Was die Wirtschaft betrifft, so ist diese sehr eng mit dem Regime verflochten; die Revolutionsgarden sind nicht nur Teil des Repressions- und Machtapparats, sondern sie kontrollieren defacto die Wirtschaft. Sie wissen, dass ihr Fortbestehen an die Existenz der Islamischen Republik gekoppelt ist. Deshalb krallen sie sich mit allen Mitteln ans System. Es bleibt ihnen nichts anderes übrig. Wo sollten sie denn hin angesichts der internationalen Sanktionen? Und natürlich haben sie auch Angst. Sie erinnern sich daran, was bei der Revolution 1979 geschah: Die damalige Führung wurde ausgelöscht. Darum will die Elite einen Regierungssturz mit allen Mitteln vermeiden.
In oppositionellen Kreisen ist man sich dessen bewusst. Daher plädiert man dafür, dass man Regimeanhänger*innen auch einen «Exit» bieten muss, um sie zu motivieren, mit der Islamischen Republik zu brechen. Um eine Transformation zu erlangen, muss man – auch wenn es unbeliebt ist – irgendwann auch mit jenen zusammenarbeiten, gegen die man gekämpft hat. Dass jetzt nicht die grössten Verbrecher mitverhandeln sollen, ist aber auch klar.
Als Medienschaffende wünsche ich mir, dass weiter differenziert berichtet wird und es nicht Hinrichtungen und Blutvergiessen braucht, damit die Aufmerksamkeit hoch bleibt.
Was können wir tun, um den Menschen im Iran zu helfen?

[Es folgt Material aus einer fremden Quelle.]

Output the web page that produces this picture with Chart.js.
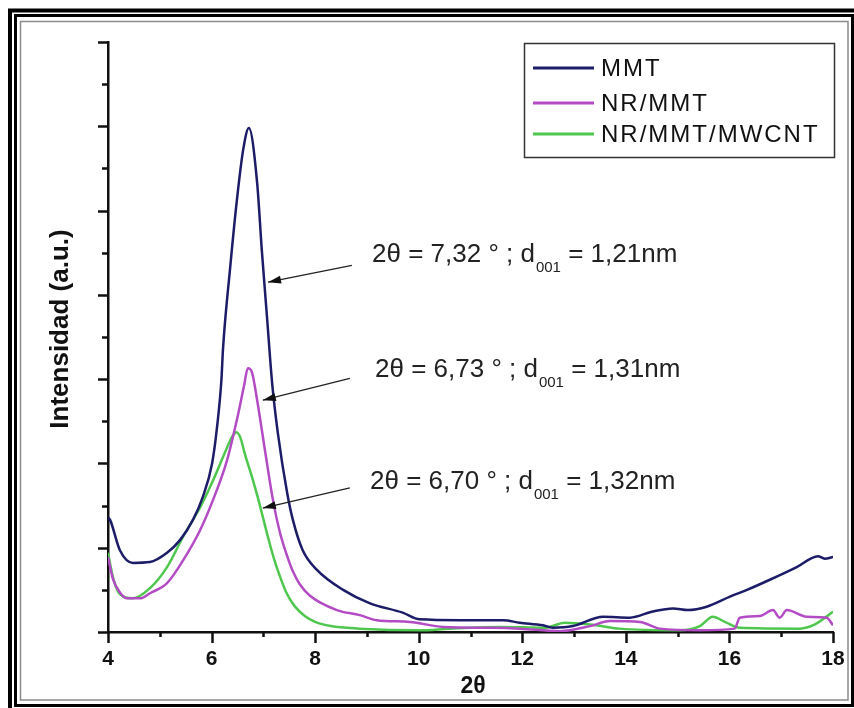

Viele sind enttäuscht darüber, dass es nicht mehr Sanktionen gegen die Vertreter*innen der iranischen Regierung im Ausland gibt. Sie leben auf Kosten des iranischen Volkes in Freiheit und Luxus, während im Iran Menschen auf der Strasse sterben. Als Medienschaffende wünsche ich mir, dass weiter differenziert berichtet wird und es nicht Hinrichtungen und Blutvergiessen braucht, damit die Aufmerksamkeit hoch bleibt. Wenn es Politiker*innen im Westen wichtig ist, sich solidarisch mit den Protestierenden zu zeigen, dann hört man von Aktivist*innen einige Vorschläge: So ist es für Iraner*innen schwierig, Visa zu bekommen, um Familienangehörige zu sich holen zu können. Ein Vorschlag ist auch, mit Universitäten zu kooperieren und Studierende einzuladen – wie man es mit Universitäten in der Ukraine gemacht hat. Ebenso wird ein Abschiebestopp diskutiert, denn eine Ausschaffung von iranischen Asylsuchenden ist definitiv kein Zeichen der Solidarität.